What makes this lack of exposure more dramatic is not just the current exposure rates but also the lack of understanding about historic exposure. By this I mean, how much negative behavior has been occurring, for how long, and is it still going on?
Case after case enters the media around health care fraud, many discussing fraud that has been active for five or more years. One of the issues of concern is that much of the on-going historical fraud is collusive: involving more entities and translating to much higher costs.
So the question always comes to mind, “What other pre-existing fraud is there – and where is it hiding under the bed?” This raises to light an interesting paradox: how does one calculate what they are losing and plan how to respond appropriately (staffing, policy modification, etc.) if they don’t even know there is an issue – or, in this case, what the size of the issue is.

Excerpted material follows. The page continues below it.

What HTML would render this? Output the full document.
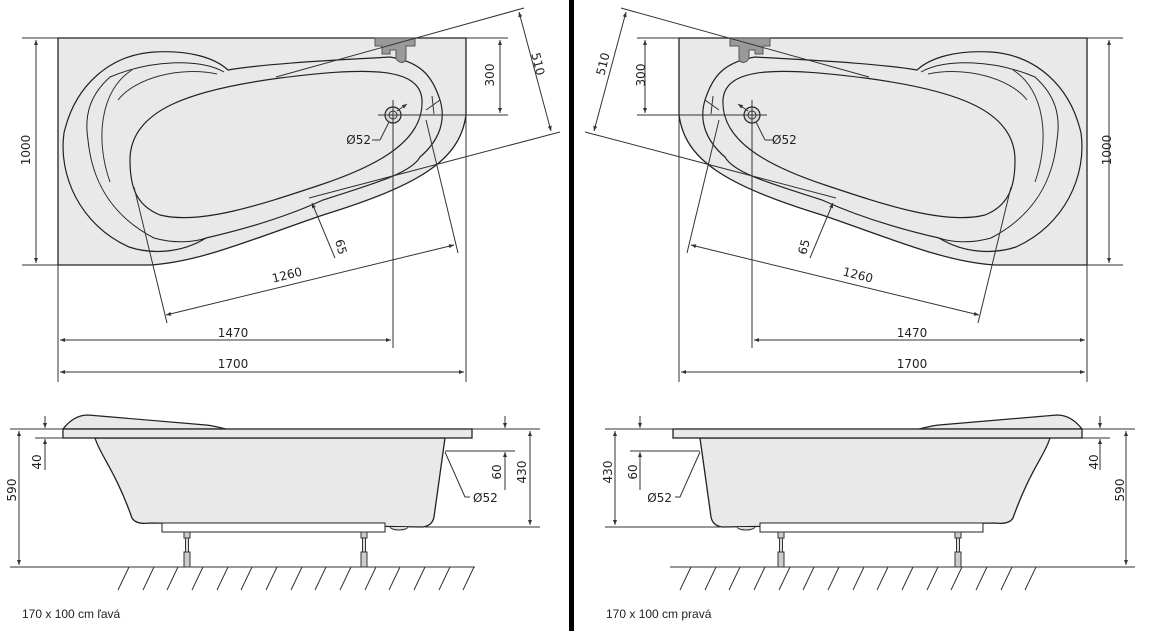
<!DOCTYPE html>
<html><head><meta charset="utf-8"><style>
html,body{margin:0;padding:0;background:#fff;width:1150px;height:631px;overflow:hidden}
svg text{font-family:"DejaVu Sans","Liberation Sans",sans-serif;font-size:12px;fill:#222}
</style></head><body>
<svg width="1150" height="631" viewBox="0 0 1150 631" xmlns="http://www.w3.org/2000/svg">
<defs>
<marker id="a" viewBox="0 0 10 10" refX="10" refY="5" markerWidth="7" markerHeight="5" orient="auto-start-reverse"><path d="M0,1 L10,5 L0,9 Z" fill="#333"/></marker>
<g id="half" fill="none" stroke="#333" stroke-width="1">
 <path d="M58,38 H466 V115 C460,160 420,185 323,215 C250,240 200,262 150,265 H58 Z" fill="#e9e9e9" stroke="#222" stroke-width="1.3"/>
 <path d="M228,70 C215,58 190,50 154,52 C110,55 75,85 64,133 C58,175 80,225 129,247 C150,254 180,254 206,238 C250,228 290,215 323,200 C380,182 412,172 420,157 C440,140 446,120 440,100 C432,75 420,62 390,57 C340,60 270,63 228,70 Z" stroke="#222" stroke-width="1.2"/>
 <path d="M224,72 C200,58 150,60 110,77 C90,95 84,115 88,140 C92,180 110,215 154,238 C175,244 195,242 206,238" stroke="#222"/>
 <path d="M217,74 C180,66 135,78 118,100"/>
 <path d="M132,70 C100,90 95,140 110,182"/>
 <path d="M130,160 C130,110 190,90 280,78 C360,68 420,65 422,100 C424,140 380,165 320,185 C260,205 200,225 160,215 C135,205 130,185 130,160 Z" stroke="#222" stroke-width="1.2"/>
 <path d="M375,38 H415 V46 H406 V58 C406,64 398,64 396,58 V50 H390 V54 H382 V46 H375 Z" fill="#9a9a9a" stroke="#555"/>
 <circle cx="393" cy="115" r="8" fill="#ddd" stroke="#222" stroke-width="1.2"/>
 <circle cx="393" cy="115" r="4"/>
 <line x1="378" y1="115" x2="508" y2="115"/>
 <line x1="393" y1="100" x2="393" y2="348"/>
 <line x1="380" y1="140" x2="389" y2="122"/>
 <line x1="372" y1="140" x2="380" y2="140"/>
 <line x1="397" y1="111" x2="407" y2="104" marker-end="url(#a)"/>
 <line x1="426" y1="110" x2="440" y2="100"/><line x1="432" y1="96" x2="434" y2="114"/>
 <line x1="22" y1="38" x2="58" y2="38"/><line x1="22" y1="265" x2="58" y2="265"/>
 <line x1="36" y1="40" x2="36" y2="263" marker-start="url(#a)" marker-end="url(#a)"/>
 <line x1="466" y1="38" x2="508" y2="38"/>
 <line x1="500" y1="40" x2="500" y2="113" marker-start="url(#a)" marker-end="url(#a)"/>
 <line x1="276" y1="77" x2="524" y2="8"/><line x1="309" y1="198" x2="560" y2="132"/>
 <line x1="519" y1="12" x2="551" y2="131" marker-start="url(#a)" marker-end="url(#a)"/>
 <line x1="134" y1="187" x2="167" y2="323"/><line x1="426" y1="120" x2="458" y2="253"/>
 <line x1="166" y1="315" x2="454" y2="245" marker-start="url(#a)" marker-end="url(#a)"/>
 <line x1="312" y1="203" x2="335" y2="258" marker-start="url(#a)"/>
 <line x1="58" y1="265" x2="58" y2="382"/><line x1="466" y1="115" x2="466" y2="382"/>
 <line x1="60" y1="340" x2="391" y2="340" marker-start="url(#a)" marker-end="url(#a)"/>
 <line x1="60" y1="372" x2="464" y2="372" marker-start="url(#a)" marker-end="url(#a)"/>
 <path d="M95,438 C100,455 115,470 132,518 C135,523 142,524 150,523 L423,527 C430,526 433,522 434,517 L445,438 Z" fill="#e9e9e9" stroke="#222" stroke-width="1.3"/>
 <path d="M63,429 C70,420 78,415 88,415 L206,425 C215,426 222,428 226,429 Z" fill="#e9e9e9" stroke="#222" stroke-width="1.2"/>
 <rect x="63" y="429" width="409" height="9" fill="#e9e9e9" stroke="#222" stroke-width="1.3"/>
 <rect x="162" y="523" width="223" height="9" fill="#fff" stroke="#222"/>
 <path d="M390,527 C392,531 406,531 408,527" fill="#ddd"/>
 <rect x="184" y="532" width="6" height="6" fill="#ccc"/><rect x="185.5" y="538" width="3" height="14" fill="#ddd"/><rect x="184" y="552" width="6" height="15" fill="#ccc"/>
 <rect x="361" y="532" width="6" height="6" fill="#ccc"/><rect x="362.5" y="538" width="3" height="14" fill="#ddd"/><rect x="361" y="552" width="6" height="15" fill="#ccc"/>
 <line x1="10" y1="567" x2="475" y2="567"/>
 <line x1="10" y1="429" x2="63" y2="429"/><line x1="35" y1="438" x2="63" y2="438"/>
 <line x1="19" y1="431" x2="19" y2="565" marker-start="url(#a)" marker-end="url(#a)"/>
 <line x1="45" y1="416" x2="45" y2="428" marker-end="url(#a)"/>
 <line x1="45" y1="470" x2="45" y2="439" marker-end="url(#a)"/>
 <line x1="472" y1="429" x2="540" y2="429"/><line x1="445" y1="451" x2="515" y2="451"/><line x1="425" y1="527" x2="540" y2="527"/>
 <line x1="505" y1="416" x2="505" y2="428" marker-end="url(#a)"/>
 <line x1="505" y1="490" x2="505" y2="452" marker-end="url(#a)"/>
 <line x1="530" y1="431" x2="530" y2="525" marker-start="url(#a)" marker-end="url(#a)"/>
 <path d="M445,452 L465,497 H470"/>
</g>
<path id="hatch" fill="none" stroke="#333" stroke-width="1" d="M129,567 L118,590 M154,567 L143,590 M178,567 L167,590 M203,567 L192,590 M228,567 L217,590 M252,567 L241,590 M277,567 L266,590 M302,567 L291,590 M326,567 L315,590 M351,567 L340,590 M376,567 L365,590 M400,567 L389,590 M425,567 L414,590 M450,567 L439,590 M474,567 L463,590"/>
</defs>
<use href="#half"/>
<use href="#half" transform="translate(1145,0) scale(-1,1)"/>
<use href="#hatch"/>
<use href="#hatch" transform="translate(562,0)"/>
<rect x="569" y="0" width="5" height="631" fill="#000"/>

<text x="30" y="150" transform="rotate(-90 30 150)" text-anchor="middle">1000</text>
<text x="494" y="75" transform="rotate(-90 494 75)" text-anchor="middle">300</text>
<text x="534" y="65" transform="rotate(76 534 65)" text-anchor="middle">510</text>
<text x="371" y="144" text-anchor="end">Ø52</text>
<text x="337" y="248" transform="rotate(75 337 248)" text-anchor="middle">65</text>
<text x="288" y="279" transform="rotate(-14 288 279)" text-anchor="middle">1260</text>
<text x="233" y="337" text-anchor="middle">1470</text>
<text x="233" y="368" text-anchor="middle">1700</text>
<text x="16" y="490" transform="rotate(-90 16 490)" text-anchor="middle">590</text>
<text x="41" y="462" transform="rotate(-90 41 462)" text-anchor="middle">40</text>
<text x="501" y="472" transform="rotate(-90 501 472)" text-anchor="middle">60</text>
<text x="526" y="472" transform="rotate(-90 526 472)" text-anchor="middle">430</text>
<text x="473" y="502">Ø52</text>
<text x="22" y="618" style="font-size:12px;font-family:'Liberation Sans',sans-serif">170 x 100 cm ľavá</text>

<text x="1111" y="150" transform="rotate(-90 1111 150)" text-anchor="middle">1000</text>
<text x="645" y="75" transform="rotate(-90 645 75)" text-anchor="middle">300</text>
<text x="607" y="65" transform="rotate(-76 607 65)" text-anchor="middle">510</text>
<text x="772" y="144">Ø52</text>
<text x="808" y="248" transform="rotate(-75 808 248)" text-anchor="middle">65</text>
<text x="857" y="279" transform="rotate(14 857 279)" text-anchor="middle">1260</text>
<text x="912" y="337" text-anchor="middle">1470</text>
<text x="912" y="368" text-anchor="middle">1700</text>
<text x="1124" y="490" transform="rotate(-90 1124 490)" text-anchor="middle">590</text>
<text x="1098" y="462" transform="rotate(-90 1098 462)" text-anchor="middle">40</text>
<text x="637" y="472" transform="rotate(-90 637 472)" text-anchor="middle">60</text>
<text x="612" y="472" transform="rotate(-90 612 472)" text-anchor="middle">430</text>
<text x="672" y="502" text-anchor="end">Ø52</text>
<text x="606" y="618" style="font-size:12px;font-family:'Liberation Sans',sans-serif">170 x 100 cm pravá</text>
</svg>
</body></html>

The situation leaves companies in the position where they really must look outside themselves to see what is happening not only in their immediate region, but in neighboring geographies or organizations as well. Understanding local and regional trends could really help a health care company understand how much fraud remains to be uncovered.
Unfortunately, many organizations appear to function as stand-alone entities, neither asking nor sharing any information they might have. In some cases, their fraud information is seen by the organization as competitive advantage: if they can reduce more costs then their competitors they can have more aggressive premiums. However, that argument has no substance when it comes to government agencies, or different geographies that don’t compete.

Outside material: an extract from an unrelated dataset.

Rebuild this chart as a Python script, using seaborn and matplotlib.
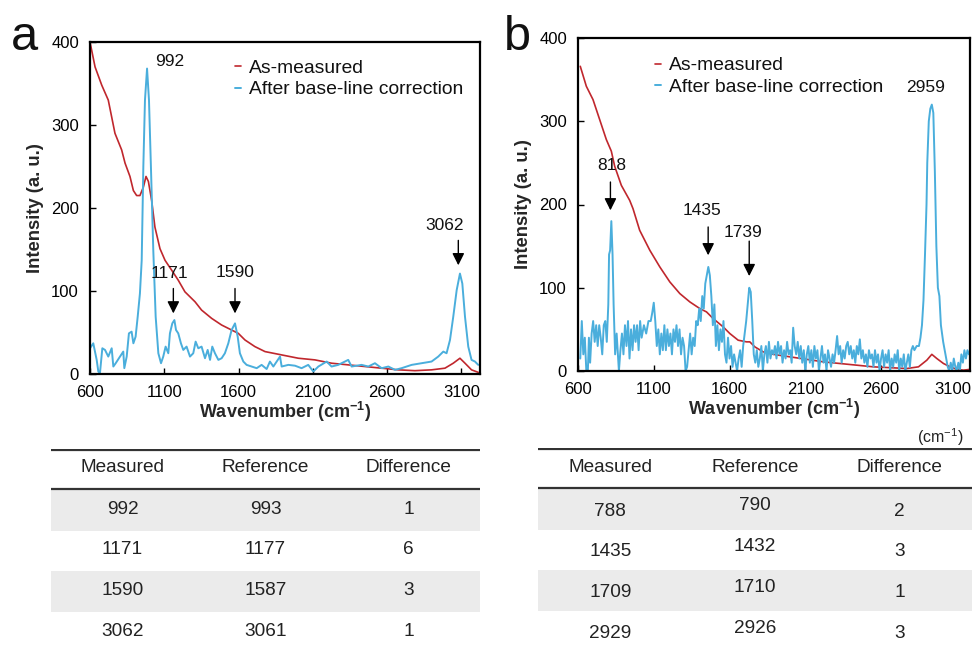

Either way, most organizations are not communicating simply because they never have in the past and have no process for doing so in the present. Information sharing and improved empirical analytics would appear to be the most obvious means of first steps. This all leads back to the issue at hand: how do organizations address the issue of not knowing what fraud is occurring, and subsequently, how much money is being lost because of it? The resulting concerns are obvious: if an organization doesn’t know about it, and doesn’t look for it, how much money are they losing?
Organizations have a number of options to potentially address these issues. First they can participate in consortiums or become active in regional anti-fraud health care conferences. Secondly, they can investigate technologies for health care fraud detection that analyze patterns empirically. Lastly, they can become more communicative with other similar (potentially non-competitive) organizations.
There may be further options down the road. No matter how you proceed, it becomes important to look at the current environment in a new light and to make an active effort to understand what is actually occurring (and how much is it costing). This enlightenment may significantly change how the fraud is viewed and what resources are being allocated.